== Required task ==
Gather every line holding the string "this".

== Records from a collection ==

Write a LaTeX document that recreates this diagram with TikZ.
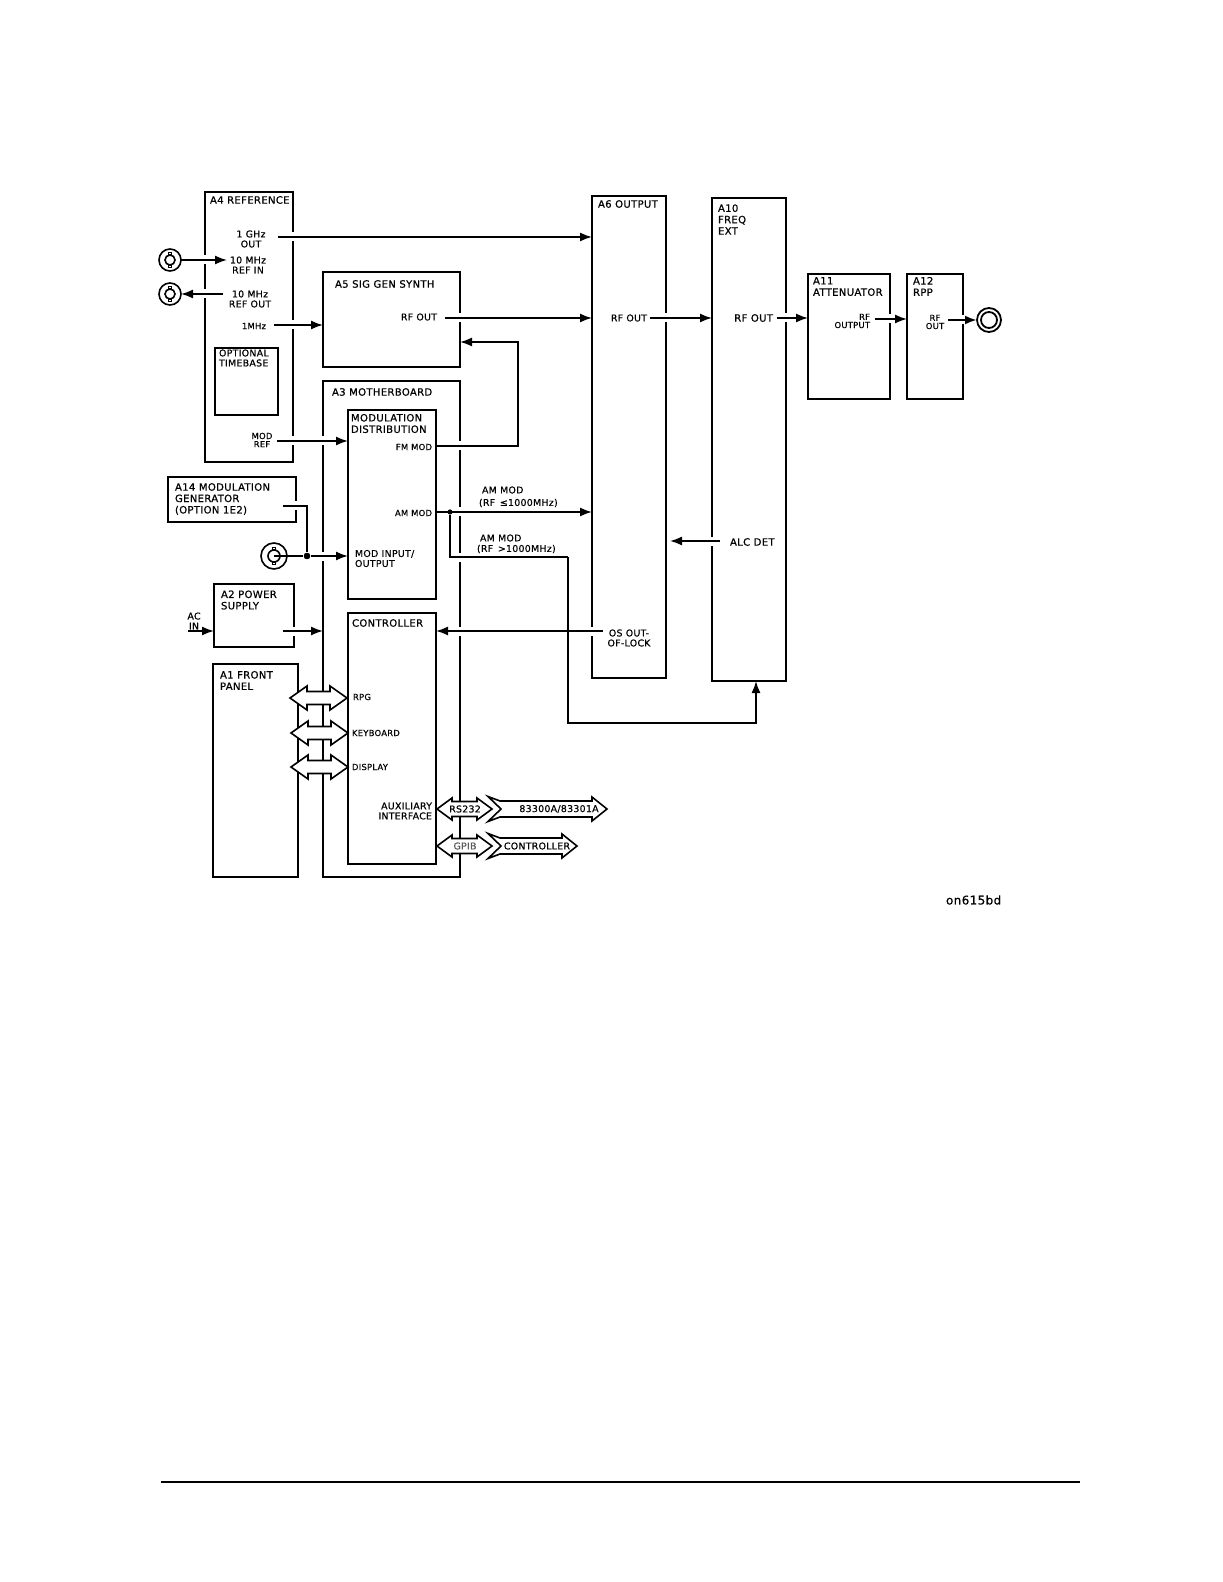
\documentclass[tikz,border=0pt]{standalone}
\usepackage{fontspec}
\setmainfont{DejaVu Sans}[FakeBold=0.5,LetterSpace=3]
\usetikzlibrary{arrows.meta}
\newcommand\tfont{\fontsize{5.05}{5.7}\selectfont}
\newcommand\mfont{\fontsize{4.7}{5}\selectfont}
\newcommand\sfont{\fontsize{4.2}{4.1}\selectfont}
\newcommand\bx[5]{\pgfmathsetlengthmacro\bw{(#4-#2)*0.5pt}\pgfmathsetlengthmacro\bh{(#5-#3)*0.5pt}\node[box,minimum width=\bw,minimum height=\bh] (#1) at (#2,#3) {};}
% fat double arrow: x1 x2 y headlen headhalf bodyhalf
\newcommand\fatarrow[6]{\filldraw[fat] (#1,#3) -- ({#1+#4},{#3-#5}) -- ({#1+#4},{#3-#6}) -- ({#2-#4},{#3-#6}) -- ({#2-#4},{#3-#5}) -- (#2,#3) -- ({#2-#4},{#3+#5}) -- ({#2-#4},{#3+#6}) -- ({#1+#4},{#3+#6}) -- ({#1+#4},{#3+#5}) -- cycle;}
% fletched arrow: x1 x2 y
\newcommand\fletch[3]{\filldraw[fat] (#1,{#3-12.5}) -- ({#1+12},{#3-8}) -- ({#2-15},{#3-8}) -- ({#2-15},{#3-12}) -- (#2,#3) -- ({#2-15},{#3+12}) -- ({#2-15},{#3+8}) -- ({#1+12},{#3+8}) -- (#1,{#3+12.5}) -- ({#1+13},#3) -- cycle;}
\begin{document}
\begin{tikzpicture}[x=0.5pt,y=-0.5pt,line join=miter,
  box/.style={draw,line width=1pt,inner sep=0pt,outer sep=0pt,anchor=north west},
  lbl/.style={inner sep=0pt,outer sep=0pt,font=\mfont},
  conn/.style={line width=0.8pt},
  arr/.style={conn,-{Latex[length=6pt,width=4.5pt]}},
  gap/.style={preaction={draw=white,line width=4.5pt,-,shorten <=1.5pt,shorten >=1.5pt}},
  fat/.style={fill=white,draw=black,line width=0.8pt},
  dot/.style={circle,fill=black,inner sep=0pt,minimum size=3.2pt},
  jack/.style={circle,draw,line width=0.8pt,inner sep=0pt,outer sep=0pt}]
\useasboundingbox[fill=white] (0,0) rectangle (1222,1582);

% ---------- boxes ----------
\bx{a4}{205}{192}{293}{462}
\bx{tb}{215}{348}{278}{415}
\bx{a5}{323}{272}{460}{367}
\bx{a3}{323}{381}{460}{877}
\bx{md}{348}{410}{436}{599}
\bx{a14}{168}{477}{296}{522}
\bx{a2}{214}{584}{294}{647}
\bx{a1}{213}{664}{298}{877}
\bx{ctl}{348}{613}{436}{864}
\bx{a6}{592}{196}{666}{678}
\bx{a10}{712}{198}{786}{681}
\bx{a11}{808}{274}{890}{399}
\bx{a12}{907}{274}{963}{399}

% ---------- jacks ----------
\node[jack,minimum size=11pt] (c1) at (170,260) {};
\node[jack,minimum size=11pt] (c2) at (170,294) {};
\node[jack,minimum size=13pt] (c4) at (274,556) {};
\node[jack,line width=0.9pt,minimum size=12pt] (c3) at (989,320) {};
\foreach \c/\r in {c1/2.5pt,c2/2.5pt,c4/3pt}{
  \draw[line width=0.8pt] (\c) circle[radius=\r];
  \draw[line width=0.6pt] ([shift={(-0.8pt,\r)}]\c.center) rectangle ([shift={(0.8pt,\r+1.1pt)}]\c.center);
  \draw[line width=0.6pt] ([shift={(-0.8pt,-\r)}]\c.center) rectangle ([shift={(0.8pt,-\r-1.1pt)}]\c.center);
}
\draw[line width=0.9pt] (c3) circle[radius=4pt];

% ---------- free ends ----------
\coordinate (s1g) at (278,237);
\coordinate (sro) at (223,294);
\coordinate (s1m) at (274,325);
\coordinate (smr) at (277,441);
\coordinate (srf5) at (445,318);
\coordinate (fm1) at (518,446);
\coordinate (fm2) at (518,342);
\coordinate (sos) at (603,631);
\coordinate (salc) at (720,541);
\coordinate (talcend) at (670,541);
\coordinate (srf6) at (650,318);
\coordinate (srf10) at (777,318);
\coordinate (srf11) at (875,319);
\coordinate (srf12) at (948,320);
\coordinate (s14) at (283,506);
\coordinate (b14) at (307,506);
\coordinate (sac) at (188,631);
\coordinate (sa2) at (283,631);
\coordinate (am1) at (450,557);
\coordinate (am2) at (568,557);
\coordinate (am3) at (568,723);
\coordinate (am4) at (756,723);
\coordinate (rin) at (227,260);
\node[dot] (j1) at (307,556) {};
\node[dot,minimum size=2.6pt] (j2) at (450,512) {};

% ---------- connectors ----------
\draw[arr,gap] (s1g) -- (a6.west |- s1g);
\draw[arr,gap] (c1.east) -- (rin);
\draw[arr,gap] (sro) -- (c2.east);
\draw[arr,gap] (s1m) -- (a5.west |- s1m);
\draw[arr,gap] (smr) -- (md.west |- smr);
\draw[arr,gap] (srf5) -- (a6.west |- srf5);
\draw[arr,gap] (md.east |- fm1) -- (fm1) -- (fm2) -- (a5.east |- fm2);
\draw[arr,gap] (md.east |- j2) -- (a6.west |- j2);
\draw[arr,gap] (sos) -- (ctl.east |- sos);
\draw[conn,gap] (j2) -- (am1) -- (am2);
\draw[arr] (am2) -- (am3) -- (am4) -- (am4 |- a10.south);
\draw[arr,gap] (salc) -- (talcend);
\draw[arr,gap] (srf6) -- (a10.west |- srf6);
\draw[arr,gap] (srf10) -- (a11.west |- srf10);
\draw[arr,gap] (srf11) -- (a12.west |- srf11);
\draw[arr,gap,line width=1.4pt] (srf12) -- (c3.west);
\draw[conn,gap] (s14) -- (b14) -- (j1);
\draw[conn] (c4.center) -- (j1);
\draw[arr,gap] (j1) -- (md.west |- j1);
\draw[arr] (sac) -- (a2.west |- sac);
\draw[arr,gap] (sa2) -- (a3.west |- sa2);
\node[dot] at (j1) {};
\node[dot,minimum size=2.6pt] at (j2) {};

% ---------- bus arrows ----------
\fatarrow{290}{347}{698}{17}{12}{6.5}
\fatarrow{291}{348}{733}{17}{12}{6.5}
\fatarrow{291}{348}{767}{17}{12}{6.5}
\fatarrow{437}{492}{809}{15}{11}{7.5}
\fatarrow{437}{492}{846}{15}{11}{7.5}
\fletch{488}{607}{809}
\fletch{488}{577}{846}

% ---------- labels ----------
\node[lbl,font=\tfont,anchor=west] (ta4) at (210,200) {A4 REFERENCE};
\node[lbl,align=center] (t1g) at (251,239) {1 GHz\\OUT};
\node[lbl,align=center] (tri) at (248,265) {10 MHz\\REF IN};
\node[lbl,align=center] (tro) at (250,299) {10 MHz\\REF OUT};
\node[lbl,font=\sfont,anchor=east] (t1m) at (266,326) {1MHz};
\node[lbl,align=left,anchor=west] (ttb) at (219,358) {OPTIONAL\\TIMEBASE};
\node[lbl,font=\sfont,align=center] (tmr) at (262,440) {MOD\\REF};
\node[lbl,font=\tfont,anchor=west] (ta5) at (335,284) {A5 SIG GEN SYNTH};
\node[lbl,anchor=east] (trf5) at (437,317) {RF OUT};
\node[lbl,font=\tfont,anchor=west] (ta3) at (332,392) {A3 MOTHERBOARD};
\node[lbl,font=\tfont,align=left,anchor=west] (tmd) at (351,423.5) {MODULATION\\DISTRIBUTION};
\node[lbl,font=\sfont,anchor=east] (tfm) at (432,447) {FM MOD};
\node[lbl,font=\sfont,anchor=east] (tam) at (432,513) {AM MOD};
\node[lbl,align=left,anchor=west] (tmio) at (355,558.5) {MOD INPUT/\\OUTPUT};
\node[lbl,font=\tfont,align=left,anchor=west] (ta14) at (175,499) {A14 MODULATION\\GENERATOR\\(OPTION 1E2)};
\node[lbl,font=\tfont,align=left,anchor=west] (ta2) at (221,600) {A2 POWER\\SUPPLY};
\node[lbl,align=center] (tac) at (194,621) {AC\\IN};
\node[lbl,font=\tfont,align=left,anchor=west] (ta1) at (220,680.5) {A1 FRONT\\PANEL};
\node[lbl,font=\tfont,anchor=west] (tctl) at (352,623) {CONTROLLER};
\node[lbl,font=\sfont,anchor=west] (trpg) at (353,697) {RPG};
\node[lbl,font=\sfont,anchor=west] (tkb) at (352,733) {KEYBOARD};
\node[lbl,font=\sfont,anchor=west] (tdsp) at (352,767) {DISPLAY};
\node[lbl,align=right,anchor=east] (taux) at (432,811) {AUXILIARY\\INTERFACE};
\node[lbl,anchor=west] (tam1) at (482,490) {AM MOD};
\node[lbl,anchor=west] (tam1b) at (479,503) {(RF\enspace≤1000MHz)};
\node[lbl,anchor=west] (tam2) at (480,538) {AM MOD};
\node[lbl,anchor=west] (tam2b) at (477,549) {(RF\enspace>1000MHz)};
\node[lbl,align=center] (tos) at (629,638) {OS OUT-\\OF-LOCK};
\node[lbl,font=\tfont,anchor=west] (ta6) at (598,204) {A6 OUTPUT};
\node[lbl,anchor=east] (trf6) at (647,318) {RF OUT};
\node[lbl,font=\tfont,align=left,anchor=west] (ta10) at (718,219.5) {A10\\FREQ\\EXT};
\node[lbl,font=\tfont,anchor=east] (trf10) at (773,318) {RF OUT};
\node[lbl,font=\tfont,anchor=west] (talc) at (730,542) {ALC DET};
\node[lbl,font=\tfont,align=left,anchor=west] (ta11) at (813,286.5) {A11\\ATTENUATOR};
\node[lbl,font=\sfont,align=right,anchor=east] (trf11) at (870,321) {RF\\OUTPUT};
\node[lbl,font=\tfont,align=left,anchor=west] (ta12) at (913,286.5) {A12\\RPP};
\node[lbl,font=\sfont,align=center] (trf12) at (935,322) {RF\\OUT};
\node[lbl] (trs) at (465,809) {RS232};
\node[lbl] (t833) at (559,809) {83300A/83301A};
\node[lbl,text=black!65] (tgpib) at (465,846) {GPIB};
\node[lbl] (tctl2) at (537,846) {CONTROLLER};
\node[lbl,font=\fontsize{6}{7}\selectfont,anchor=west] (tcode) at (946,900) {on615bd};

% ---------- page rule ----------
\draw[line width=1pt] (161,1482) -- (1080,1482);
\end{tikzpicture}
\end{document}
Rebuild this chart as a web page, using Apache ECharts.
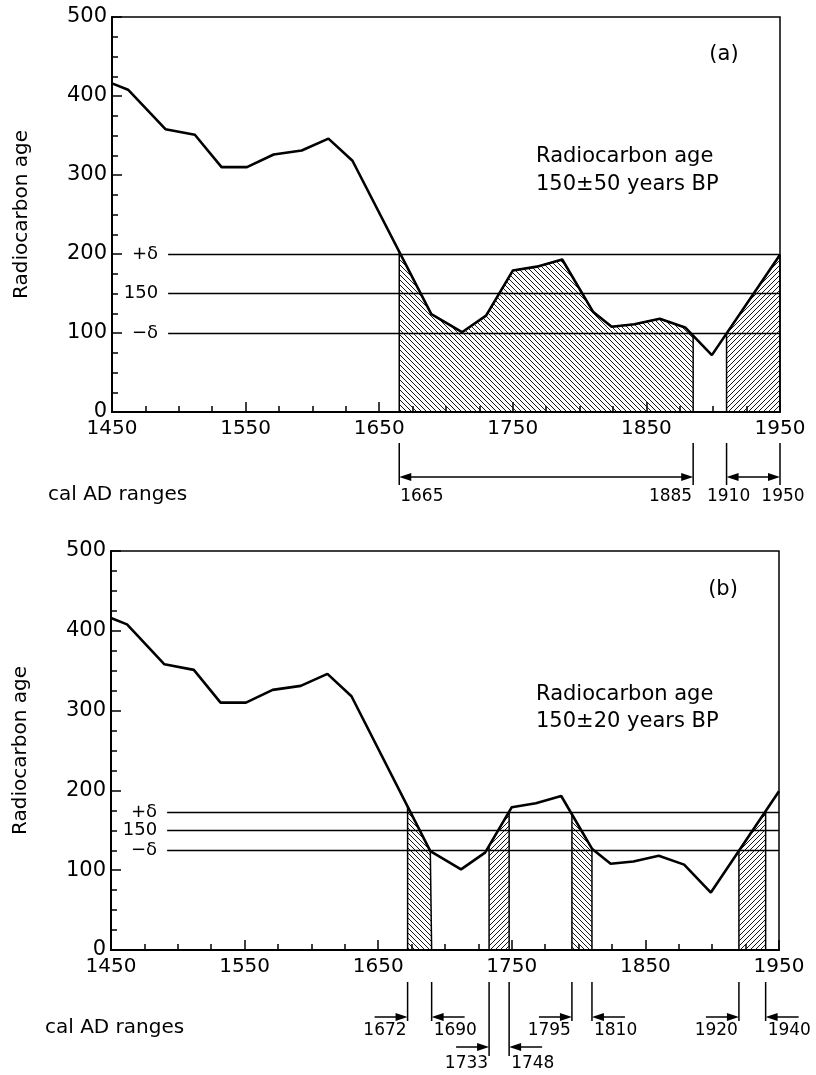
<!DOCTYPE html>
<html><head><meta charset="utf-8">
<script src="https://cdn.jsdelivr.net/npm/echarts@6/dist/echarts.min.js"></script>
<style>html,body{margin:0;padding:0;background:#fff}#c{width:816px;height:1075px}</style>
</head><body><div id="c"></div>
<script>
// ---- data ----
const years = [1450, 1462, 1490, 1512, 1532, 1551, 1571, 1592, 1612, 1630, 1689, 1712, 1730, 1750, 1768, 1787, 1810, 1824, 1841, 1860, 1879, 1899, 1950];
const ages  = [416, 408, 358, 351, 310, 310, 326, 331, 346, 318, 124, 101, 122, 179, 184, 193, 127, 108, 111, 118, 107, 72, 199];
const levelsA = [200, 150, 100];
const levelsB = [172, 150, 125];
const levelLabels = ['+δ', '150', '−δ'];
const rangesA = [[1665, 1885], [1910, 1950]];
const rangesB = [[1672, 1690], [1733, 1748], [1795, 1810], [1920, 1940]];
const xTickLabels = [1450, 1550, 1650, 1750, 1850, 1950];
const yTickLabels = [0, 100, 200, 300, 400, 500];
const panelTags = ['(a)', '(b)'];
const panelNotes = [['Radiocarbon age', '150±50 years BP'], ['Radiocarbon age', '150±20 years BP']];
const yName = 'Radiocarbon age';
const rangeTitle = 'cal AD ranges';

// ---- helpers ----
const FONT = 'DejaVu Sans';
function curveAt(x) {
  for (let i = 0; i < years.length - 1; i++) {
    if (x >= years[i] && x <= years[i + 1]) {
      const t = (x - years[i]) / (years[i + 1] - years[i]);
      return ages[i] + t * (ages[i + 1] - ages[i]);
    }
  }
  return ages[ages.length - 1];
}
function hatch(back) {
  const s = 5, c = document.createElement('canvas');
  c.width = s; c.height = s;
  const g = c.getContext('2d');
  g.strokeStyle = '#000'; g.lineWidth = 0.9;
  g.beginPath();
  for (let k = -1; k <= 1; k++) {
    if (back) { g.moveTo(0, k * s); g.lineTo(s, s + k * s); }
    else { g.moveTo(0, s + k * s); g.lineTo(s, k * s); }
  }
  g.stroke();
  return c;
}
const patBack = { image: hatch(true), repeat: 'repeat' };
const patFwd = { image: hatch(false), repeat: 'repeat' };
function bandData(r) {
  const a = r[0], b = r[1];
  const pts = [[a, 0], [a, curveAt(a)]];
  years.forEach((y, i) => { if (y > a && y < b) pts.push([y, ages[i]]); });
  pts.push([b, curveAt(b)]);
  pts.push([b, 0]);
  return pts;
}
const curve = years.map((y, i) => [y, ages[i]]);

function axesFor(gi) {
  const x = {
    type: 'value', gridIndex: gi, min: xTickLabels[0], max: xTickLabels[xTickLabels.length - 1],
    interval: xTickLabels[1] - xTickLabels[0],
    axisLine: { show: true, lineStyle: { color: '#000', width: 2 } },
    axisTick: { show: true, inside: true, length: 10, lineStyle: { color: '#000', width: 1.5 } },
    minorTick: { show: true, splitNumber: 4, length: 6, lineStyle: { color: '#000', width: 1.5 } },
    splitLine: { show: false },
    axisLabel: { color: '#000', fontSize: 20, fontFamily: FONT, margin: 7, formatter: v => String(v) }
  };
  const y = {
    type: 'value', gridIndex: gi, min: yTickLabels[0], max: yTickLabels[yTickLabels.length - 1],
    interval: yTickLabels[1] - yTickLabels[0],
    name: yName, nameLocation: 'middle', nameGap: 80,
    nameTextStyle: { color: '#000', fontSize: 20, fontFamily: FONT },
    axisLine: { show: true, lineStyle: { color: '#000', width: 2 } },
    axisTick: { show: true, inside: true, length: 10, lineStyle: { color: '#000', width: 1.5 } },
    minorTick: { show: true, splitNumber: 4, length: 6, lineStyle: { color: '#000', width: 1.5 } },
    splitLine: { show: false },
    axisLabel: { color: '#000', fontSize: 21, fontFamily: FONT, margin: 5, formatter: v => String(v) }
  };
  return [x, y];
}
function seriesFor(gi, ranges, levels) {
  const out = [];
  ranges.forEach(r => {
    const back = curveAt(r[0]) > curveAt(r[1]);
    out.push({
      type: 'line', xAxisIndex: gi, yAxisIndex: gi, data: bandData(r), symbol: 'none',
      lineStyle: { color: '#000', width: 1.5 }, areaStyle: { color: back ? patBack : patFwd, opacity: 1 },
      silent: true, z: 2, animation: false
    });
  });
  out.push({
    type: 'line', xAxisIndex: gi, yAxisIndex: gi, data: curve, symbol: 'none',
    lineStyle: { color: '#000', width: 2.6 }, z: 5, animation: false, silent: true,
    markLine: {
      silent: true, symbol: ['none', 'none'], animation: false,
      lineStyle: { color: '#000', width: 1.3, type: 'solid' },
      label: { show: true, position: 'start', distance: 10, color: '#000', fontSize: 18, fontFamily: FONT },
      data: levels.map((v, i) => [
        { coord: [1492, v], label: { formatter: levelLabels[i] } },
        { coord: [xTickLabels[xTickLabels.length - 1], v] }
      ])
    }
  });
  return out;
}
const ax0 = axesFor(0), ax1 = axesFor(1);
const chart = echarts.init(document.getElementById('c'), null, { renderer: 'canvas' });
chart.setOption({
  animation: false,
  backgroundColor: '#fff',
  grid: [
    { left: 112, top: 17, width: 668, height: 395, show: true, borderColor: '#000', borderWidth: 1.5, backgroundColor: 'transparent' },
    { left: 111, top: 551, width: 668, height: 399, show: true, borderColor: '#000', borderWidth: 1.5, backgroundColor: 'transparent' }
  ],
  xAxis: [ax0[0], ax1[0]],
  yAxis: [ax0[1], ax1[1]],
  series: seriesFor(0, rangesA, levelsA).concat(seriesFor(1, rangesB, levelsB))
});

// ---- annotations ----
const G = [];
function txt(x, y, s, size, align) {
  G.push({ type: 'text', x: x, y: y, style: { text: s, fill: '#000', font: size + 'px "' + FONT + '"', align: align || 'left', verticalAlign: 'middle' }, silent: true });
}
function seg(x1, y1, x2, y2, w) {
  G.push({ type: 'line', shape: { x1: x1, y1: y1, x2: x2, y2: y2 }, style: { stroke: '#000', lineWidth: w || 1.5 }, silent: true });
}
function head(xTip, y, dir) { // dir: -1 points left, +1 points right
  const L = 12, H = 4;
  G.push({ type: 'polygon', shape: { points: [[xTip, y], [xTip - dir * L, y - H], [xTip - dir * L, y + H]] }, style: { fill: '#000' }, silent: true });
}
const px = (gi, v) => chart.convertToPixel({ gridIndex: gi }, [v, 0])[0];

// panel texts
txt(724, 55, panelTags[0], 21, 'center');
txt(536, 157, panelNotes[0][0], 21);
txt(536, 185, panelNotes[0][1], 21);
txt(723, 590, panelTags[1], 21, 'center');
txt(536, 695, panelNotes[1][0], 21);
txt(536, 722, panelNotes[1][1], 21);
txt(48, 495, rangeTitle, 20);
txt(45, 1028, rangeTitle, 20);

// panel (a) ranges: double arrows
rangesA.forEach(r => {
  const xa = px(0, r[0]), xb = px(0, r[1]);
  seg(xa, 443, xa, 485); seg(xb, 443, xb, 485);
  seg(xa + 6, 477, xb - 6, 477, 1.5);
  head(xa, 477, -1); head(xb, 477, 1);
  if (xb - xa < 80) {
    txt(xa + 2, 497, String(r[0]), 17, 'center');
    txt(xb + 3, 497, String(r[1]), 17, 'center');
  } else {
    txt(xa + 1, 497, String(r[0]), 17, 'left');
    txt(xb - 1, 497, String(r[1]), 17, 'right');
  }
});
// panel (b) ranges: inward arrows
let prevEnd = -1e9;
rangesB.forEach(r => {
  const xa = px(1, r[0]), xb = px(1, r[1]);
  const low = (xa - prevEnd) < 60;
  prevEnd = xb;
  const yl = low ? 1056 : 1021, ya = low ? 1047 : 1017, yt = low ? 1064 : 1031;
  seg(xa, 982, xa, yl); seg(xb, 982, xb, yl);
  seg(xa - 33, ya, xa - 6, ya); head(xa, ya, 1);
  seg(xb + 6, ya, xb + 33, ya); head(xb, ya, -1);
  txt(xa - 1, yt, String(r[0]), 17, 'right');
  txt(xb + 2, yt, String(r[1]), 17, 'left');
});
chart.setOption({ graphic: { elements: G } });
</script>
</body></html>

== Answer ==
Write a LaTeX document that recreates this diagram with TikZ.
Rebuild this chart as a web page, using Apache ECharts.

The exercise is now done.